Saturday, September 18, 2010 at 11:08 PM PDT
After a couple of weeks of solid study, I drove to the Saratoga Fire House this morning and took the Amateur Extra upgrade exam. Boy was I nervous! After all this time, I still sweat every test like a Freshman in college. But I didn't have to worry. I got all 50 questions correct, didn't miss a single one. So as of 10:05 AM this morning, I'm KJ6HZC/AE.
Friday, September 10, 2010 at 5:16 PM PDT
I have such a knack for ignoring this blog, haven't I? Well, nothing like a new post to help me break out of the habit.
These past few months I've been having more and more fun with amateur radio.
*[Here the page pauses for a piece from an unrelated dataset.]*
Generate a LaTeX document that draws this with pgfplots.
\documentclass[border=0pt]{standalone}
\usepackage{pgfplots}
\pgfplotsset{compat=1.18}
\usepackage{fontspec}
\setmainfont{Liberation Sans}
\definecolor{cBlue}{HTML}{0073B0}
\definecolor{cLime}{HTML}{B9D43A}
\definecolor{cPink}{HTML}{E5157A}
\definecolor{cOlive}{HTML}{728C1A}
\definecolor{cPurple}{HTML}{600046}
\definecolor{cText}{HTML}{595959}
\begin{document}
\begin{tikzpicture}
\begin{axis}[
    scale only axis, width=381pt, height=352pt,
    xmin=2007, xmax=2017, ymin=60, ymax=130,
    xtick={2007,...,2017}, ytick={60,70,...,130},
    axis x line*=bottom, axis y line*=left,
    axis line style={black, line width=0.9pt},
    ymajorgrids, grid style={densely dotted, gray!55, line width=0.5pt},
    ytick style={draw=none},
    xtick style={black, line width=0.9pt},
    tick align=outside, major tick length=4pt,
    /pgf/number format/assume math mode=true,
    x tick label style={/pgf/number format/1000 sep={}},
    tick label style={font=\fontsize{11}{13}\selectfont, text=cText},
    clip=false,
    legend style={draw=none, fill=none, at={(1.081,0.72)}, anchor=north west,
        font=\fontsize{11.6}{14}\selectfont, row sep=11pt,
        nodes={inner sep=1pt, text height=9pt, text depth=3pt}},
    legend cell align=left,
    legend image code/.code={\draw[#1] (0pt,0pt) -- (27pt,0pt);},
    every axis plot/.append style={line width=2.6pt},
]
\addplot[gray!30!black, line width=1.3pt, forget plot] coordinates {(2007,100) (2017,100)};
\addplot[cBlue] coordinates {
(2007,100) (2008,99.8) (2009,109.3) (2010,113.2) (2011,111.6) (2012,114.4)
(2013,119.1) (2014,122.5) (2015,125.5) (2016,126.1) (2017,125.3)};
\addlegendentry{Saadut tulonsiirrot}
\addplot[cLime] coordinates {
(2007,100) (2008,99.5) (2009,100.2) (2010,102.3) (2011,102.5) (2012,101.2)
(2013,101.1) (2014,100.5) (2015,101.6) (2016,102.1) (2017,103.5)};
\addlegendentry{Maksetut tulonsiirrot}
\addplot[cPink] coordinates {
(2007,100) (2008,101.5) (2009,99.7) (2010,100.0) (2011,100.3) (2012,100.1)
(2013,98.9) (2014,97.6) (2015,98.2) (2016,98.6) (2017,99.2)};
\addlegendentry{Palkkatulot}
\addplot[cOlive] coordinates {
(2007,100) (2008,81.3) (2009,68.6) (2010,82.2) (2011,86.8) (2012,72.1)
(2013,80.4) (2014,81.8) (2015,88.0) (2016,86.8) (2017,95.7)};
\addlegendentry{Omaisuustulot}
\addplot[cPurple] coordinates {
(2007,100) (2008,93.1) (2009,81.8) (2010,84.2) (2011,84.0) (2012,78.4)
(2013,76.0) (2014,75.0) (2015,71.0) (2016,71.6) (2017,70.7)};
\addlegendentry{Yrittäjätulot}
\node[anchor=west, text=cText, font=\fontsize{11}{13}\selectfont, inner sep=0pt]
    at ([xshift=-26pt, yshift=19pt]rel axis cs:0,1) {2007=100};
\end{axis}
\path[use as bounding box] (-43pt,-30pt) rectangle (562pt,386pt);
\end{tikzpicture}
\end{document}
Why on Earth didn't I get into this sooner? Well, I'll be honest, when I was younger I didn't have any interest at all in ham radio. It's not that I was /un-/intereseted in it. It's more that it simply didn't enter my mind. I gave it no thought. So of course I wasn't a ham. It wasn't until I indulged in a desire to pick up a short-wave radio in 2008 that the idea popped into my head to check out this ham radio thing.
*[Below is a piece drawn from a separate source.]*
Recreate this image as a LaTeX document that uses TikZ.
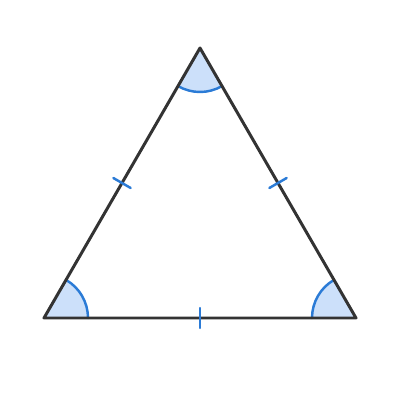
\documentclass[tikz,border=0pt]{standalone}
\usetikzlibrary{calc}
\definecolor{edgegray}{HTML}{333333}
\definecolor{markblue}{HTML}{2B7BD6}
\definecolor{fillblue}{HTML}{CCE0FA}
\begin{document}
\begin{tikzpicture}[scale=1, line join=round, line cap=round]
			\useasboundingbox (0,0) rectangle (8,8);
			\coordinate (A) at (0.88,1.64); \coordinate (B) at (7.12,1.64);
			\coordinate (C) at (4,7.04);
			\coordinate (MAB) at ($(A)!0.5!(B)$);
			\coordinate (MBC) at ($(B)!0.5!(C)$);
			\coordinate (MCA) at ($(C)!0.5!(A)$);
			% angle marks
			\fill[fillblue] (A) -- ++(0:0.88) arc (0:60:0.88) -- cycle;
			\fill[fillblue] (B) -- ++(120:0.88) arc (120:180:0.88) -- cycle;
			\fill[fillblue] (C) -- ++(240:0.88) arc (240:300:0.88) -- cycle;
			\draw[markblue, line width=1.4pt] (A) ++(0:0.88) arc (0:60:0.88);
			\draw[markblue, line width=1.4pt] (B) ++(120:0.88) arc (120:180:0.88);
			\draw[markblue, line width=1.4pt] (C) ++(240:0.88) arc (240:300:0.88);
			\draw[edgegray, line width=1.7pt] (A)--(B)--(C)--cycle;
			% equal sides
			\draw[markblue, line width=1.4pt] ($(MAB)!0.2cm!90:(B)$)--($(MAB)!0.2cm!-90:(B)$);
			\draw[markblue, line width=1.4pt] ($(MBC)!0.2cm!90:(C)$)--($(MBC)!0.2cm!-90:(C)$);
			\draw[markblue, line width=1.4pt] ($(MCA)!0.2cm!90:(A)$)--($(MCA)!0.2cm!-90:(A)$);
		\end{tikzpicture}
\end{document}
Friday, May 21, 2010 at 11:26 AM PDT
Last Saturday I drove down to the Saratoga Fire Station and took the FCC amateur radio license exam. Well, actually I took two of them; one for the Technician class, and another for the General class. On Wednesday, I got my call sign, KJ6HZC.
Sunday, December 20, 2009 at 4:10 PM PST
It has been almost five years since I maintained a weblog on anything like a regular basis. My attempts since then at making regular observations on day-to-day life have been spotty at best, and all have been aborted before they had a chance to grow.
I hope that this time, finally, I'll achieve the kind of momentum I need to keep writing. Will it work? Only time will tell.